_Figure scripts_.
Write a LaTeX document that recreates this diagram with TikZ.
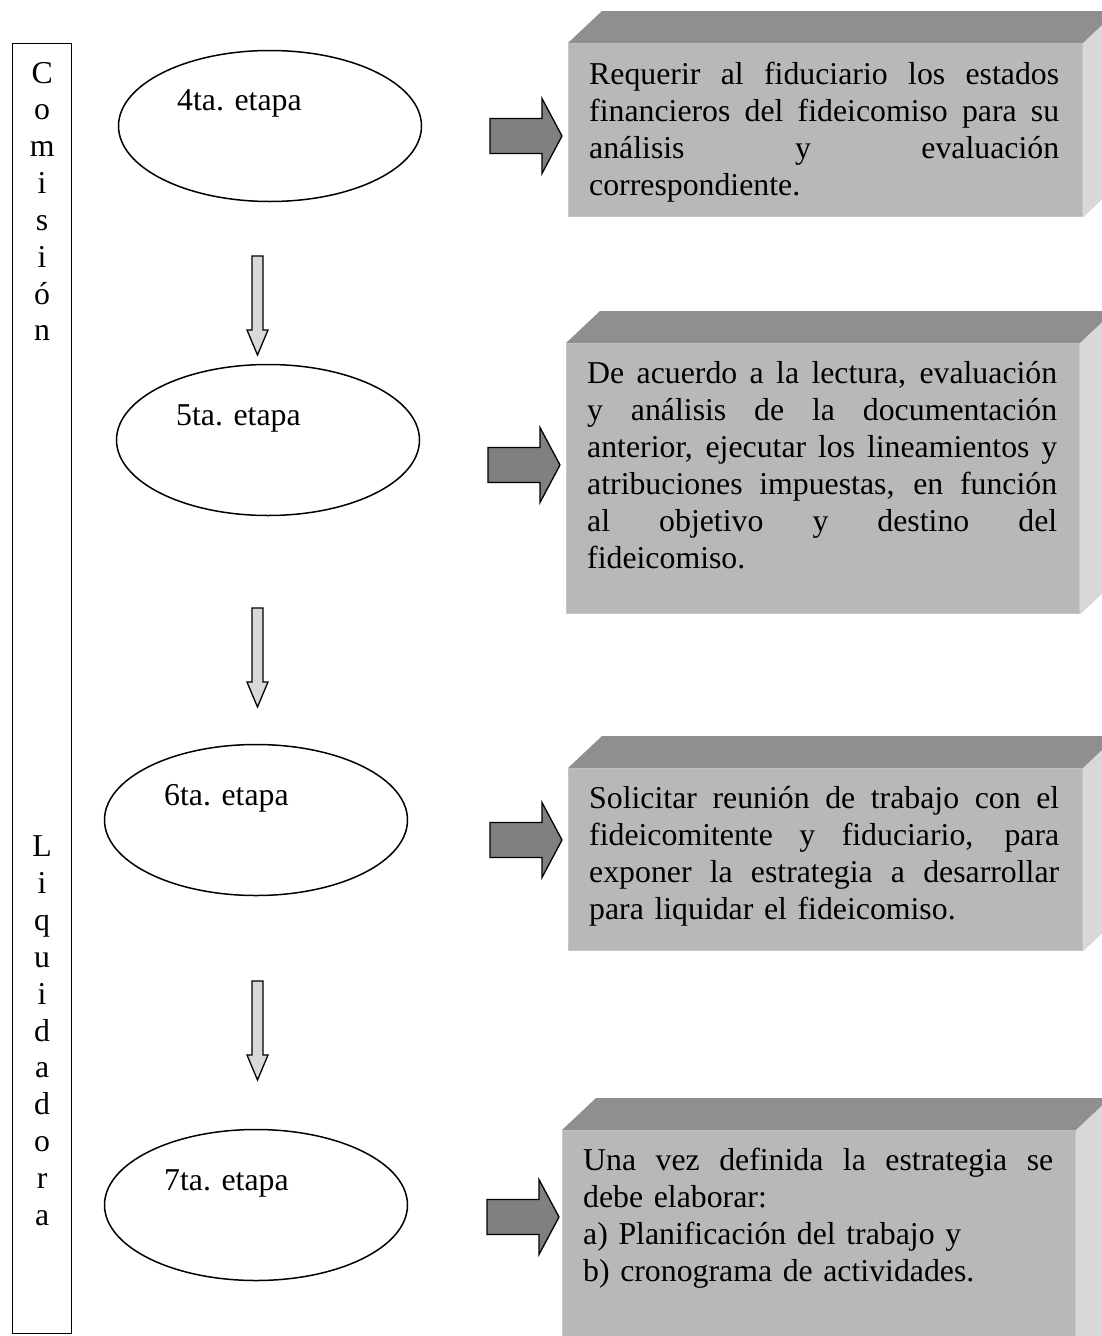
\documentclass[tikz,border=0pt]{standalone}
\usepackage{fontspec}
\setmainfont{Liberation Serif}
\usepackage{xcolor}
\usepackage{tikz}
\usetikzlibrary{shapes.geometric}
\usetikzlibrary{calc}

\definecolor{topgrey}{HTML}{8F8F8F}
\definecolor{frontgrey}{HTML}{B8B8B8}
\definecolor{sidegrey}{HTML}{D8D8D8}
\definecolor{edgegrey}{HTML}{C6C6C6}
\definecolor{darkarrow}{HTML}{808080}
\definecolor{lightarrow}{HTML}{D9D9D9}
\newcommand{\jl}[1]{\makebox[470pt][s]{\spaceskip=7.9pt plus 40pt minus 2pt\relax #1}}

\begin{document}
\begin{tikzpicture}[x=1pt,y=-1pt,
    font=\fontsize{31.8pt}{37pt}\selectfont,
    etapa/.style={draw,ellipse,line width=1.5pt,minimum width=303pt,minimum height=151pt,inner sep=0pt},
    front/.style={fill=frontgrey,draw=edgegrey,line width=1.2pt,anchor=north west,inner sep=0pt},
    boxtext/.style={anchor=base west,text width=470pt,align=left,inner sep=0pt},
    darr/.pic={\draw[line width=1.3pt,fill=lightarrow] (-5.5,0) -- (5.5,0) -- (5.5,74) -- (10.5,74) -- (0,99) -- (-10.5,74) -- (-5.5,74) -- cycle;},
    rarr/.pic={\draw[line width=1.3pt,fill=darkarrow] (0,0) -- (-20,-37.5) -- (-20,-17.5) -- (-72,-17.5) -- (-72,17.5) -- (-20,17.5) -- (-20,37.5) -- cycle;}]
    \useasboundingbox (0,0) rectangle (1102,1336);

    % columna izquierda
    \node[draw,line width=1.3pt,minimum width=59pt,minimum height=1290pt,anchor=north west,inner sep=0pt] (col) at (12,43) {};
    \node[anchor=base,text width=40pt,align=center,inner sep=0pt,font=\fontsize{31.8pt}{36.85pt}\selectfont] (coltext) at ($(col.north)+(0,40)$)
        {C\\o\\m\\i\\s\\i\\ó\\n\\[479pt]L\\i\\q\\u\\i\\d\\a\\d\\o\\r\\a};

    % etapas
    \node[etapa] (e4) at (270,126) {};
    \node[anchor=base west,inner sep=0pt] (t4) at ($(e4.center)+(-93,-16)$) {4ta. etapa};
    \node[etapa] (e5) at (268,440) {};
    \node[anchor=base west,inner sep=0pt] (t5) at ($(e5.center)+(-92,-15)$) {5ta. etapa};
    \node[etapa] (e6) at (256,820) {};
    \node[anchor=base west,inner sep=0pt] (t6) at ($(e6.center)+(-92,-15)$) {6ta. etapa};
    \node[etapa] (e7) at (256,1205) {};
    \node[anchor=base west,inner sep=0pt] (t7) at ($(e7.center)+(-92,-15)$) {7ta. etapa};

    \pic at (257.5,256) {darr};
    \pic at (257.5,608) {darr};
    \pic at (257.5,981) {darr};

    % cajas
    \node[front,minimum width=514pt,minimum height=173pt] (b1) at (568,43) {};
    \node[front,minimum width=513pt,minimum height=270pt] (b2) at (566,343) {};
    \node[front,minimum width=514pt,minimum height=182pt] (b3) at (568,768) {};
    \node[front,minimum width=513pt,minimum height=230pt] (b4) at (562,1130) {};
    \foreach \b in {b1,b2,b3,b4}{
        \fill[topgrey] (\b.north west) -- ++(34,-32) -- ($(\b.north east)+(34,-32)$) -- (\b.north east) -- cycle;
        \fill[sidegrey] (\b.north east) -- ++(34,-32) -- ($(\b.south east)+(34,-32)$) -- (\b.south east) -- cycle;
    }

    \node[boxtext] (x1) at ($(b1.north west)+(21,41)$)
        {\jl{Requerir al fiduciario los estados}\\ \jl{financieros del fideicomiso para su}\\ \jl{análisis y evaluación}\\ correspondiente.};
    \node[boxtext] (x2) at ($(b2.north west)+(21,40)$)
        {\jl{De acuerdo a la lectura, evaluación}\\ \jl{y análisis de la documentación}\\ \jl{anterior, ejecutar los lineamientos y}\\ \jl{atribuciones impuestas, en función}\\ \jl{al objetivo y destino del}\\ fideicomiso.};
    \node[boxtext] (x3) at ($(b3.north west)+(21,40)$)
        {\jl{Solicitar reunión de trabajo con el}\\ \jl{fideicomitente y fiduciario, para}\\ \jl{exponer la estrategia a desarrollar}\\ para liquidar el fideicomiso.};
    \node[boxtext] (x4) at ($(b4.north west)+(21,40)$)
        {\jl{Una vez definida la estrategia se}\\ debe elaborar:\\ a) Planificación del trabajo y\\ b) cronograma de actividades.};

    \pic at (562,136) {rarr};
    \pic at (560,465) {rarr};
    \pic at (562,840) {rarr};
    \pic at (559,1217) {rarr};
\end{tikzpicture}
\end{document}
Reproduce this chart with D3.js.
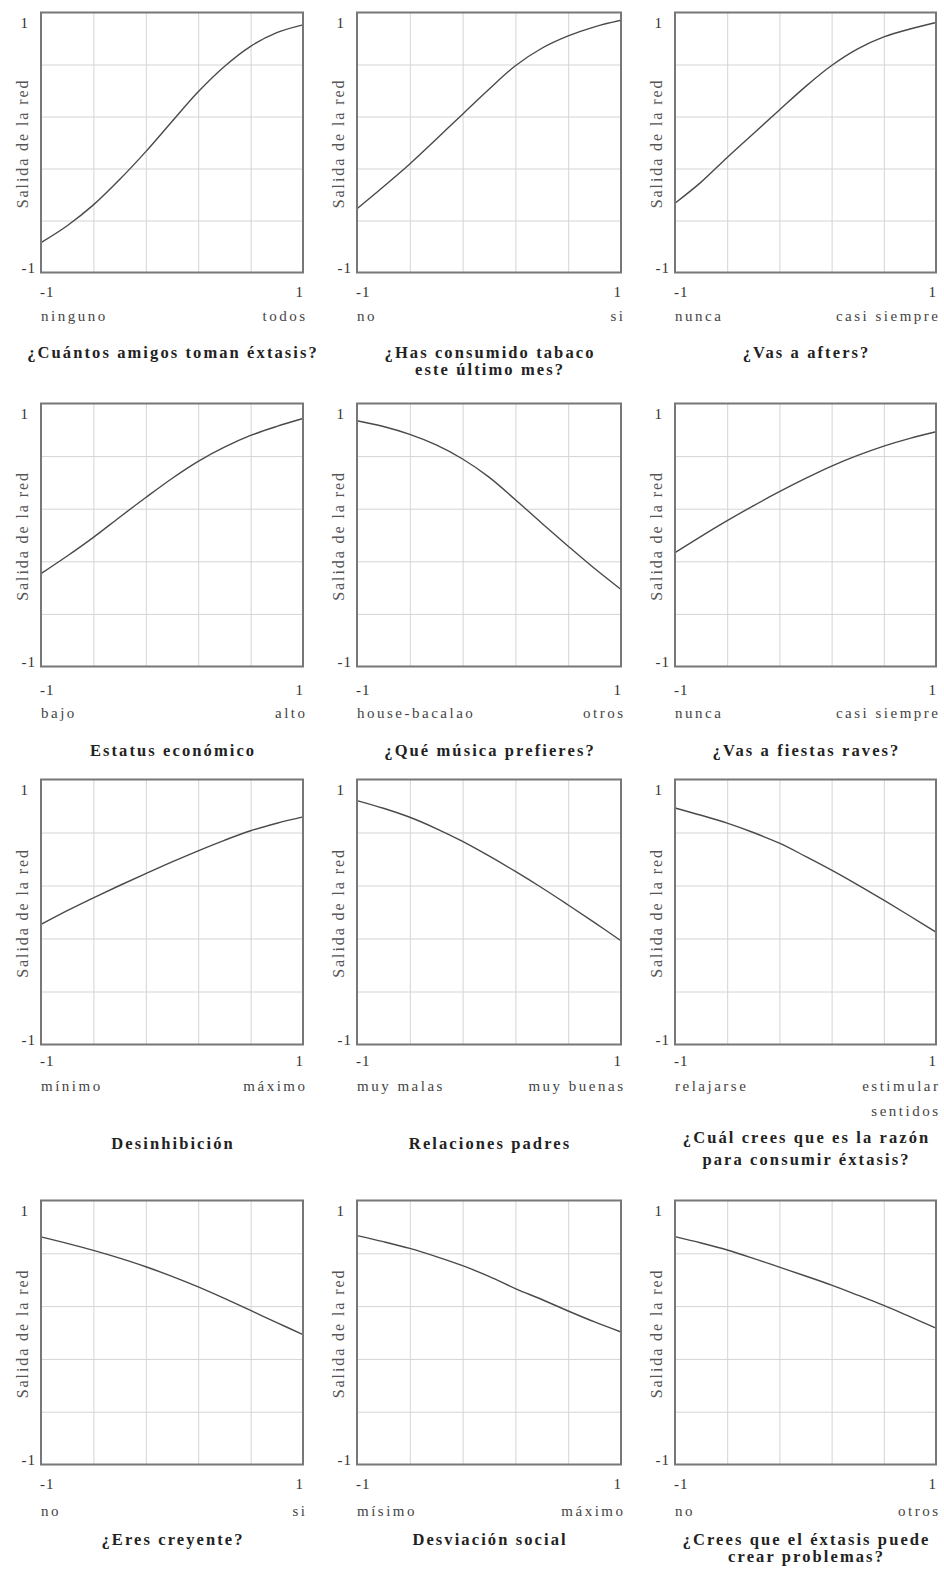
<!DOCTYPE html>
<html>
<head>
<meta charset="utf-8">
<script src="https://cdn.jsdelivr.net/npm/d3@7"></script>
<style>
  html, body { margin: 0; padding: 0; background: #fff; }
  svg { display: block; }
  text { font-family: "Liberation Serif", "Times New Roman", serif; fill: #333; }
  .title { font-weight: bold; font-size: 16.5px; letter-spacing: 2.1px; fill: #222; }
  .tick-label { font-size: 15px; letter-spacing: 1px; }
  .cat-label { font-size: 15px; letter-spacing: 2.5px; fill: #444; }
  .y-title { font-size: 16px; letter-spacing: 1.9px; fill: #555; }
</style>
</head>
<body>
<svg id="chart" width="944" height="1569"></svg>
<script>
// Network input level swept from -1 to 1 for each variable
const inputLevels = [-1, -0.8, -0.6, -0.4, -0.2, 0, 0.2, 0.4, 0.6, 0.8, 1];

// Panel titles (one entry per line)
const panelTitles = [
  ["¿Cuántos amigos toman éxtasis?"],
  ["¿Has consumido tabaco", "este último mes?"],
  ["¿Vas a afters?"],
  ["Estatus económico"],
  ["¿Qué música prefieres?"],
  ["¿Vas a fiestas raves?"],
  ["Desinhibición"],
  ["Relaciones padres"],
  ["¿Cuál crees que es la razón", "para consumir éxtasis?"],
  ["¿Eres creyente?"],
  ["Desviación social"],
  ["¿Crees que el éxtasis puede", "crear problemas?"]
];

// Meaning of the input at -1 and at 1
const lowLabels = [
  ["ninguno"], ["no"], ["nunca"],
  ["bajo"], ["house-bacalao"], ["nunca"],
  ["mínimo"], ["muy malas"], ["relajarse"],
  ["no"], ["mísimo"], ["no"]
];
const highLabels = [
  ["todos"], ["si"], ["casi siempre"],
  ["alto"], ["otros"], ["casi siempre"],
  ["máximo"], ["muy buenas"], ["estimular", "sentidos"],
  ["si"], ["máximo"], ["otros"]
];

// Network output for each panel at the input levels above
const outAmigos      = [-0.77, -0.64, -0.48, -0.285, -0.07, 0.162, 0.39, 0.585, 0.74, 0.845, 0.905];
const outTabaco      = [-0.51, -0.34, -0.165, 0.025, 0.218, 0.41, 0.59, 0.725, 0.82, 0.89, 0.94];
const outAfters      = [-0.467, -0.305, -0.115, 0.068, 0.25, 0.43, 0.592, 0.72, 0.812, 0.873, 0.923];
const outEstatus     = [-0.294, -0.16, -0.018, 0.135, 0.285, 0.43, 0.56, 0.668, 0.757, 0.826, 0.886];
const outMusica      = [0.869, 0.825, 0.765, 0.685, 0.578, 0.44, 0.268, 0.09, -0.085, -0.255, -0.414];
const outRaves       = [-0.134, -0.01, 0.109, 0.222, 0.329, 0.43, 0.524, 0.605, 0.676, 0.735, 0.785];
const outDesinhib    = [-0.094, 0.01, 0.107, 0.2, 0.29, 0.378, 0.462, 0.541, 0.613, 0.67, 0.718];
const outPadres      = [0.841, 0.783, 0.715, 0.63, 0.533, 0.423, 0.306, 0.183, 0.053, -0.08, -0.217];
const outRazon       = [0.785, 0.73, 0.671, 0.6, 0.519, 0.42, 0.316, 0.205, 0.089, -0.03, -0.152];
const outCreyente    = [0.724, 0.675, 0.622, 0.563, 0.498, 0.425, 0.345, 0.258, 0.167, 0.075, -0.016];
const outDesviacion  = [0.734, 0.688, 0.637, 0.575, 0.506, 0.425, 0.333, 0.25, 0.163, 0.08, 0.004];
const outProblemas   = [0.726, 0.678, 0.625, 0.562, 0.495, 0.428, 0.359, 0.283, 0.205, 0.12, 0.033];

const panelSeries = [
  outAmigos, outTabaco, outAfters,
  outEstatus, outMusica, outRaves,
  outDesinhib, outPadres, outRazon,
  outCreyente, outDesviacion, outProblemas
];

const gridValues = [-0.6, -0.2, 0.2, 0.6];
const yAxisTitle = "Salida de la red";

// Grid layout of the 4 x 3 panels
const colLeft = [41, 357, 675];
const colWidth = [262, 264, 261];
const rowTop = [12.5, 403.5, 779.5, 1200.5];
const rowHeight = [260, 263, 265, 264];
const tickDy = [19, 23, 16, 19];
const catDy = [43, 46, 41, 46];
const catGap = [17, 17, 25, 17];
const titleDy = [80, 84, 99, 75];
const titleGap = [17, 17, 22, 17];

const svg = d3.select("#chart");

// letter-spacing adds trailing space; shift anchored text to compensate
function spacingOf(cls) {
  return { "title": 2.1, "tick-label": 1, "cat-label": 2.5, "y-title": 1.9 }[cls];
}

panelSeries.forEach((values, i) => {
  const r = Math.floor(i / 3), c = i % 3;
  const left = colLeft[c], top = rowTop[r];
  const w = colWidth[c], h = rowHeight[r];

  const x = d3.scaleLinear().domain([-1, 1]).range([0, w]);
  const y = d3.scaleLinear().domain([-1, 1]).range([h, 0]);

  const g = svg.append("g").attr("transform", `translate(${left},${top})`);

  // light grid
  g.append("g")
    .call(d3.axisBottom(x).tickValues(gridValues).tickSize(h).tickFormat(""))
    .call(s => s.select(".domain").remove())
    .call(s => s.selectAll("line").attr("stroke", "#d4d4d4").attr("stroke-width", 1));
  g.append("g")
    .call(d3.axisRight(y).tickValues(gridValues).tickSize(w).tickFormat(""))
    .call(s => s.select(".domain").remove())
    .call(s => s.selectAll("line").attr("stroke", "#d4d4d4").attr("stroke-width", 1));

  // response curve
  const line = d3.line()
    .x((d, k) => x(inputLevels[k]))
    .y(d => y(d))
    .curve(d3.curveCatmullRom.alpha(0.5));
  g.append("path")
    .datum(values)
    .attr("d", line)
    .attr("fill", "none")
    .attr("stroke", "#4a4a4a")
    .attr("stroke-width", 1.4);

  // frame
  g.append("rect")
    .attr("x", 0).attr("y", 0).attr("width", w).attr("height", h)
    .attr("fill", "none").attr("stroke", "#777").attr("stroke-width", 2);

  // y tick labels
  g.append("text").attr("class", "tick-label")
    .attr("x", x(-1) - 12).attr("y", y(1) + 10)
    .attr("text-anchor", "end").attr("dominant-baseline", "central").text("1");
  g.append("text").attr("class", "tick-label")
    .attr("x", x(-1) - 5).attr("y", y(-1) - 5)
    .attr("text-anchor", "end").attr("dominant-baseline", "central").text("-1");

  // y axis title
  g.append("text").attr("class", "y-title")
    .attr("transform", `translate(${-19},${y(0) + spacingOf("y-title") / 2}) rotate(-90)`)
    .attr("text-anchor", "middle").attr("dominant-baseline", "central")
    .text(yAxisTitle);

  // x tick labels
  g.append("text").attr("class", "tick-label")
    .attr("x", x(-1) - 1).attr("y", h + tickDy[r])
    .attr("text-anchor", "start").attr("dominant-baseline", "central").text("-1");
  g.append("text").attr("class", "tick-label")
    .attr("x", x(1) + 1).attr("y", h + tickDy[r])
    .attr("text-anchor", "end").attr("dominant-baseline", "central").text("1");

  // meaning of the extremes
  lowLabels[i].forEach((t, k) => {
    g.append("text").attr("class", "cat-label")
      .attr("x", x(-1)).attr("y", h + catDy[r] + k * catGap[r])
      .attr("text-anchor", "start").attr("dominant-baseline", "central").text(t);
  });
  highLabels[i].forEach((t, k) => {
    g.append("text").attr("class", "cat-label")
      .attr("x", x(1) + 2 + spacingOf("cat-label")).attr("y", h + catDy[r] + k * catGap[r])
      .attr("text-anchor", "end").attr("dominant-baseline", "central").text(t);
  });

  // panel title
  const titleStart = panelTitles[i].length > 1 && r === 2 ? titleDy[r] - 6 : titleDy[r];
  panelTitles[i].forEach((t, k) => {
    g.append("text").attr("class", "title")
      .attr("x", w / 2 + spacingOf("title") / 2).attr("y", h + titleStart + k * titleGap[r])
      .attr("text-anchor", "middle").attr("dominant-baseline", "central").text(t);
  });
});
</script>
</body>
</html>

_WHAT IS EXPECTED_. Please reproduce, word for word, every line from the first line of the records above through the line containing "plus 40pt minus", and leave out the pictures.

_WRITTEN RESPONSE_.
Write a LaTeX document that recreates this diagram with TikZ.
\documentclass[tikz,border=0pt]{standalone}
\usepackage{fontspec}
\setmainfont{Liberation Serif}
\usepackage{xcolor}
\usepackage{tikz}
\usetikzlibrary{shapes.geometric}
\usetikzlibrary{calc}

\definecolor{topgrey}{HTML}{8F8F8F}
\definecolor{frontgrey}{HTML}{B8B8B8}
\definecolor{sidegrey}{HTML}{D8D8D8}
\definecolor{edgegrey}{HTML}{C6C6C6}
\definecolor{darkarrow}{HTML}{808080}
\definecolor{lightarrow}{HTML}{D9D9D9}
\newcommand{\jl}[1]{\makebox[470pt][s]{\spaceskip=7.9pt plus 40pt minus 2pt\relax #1}}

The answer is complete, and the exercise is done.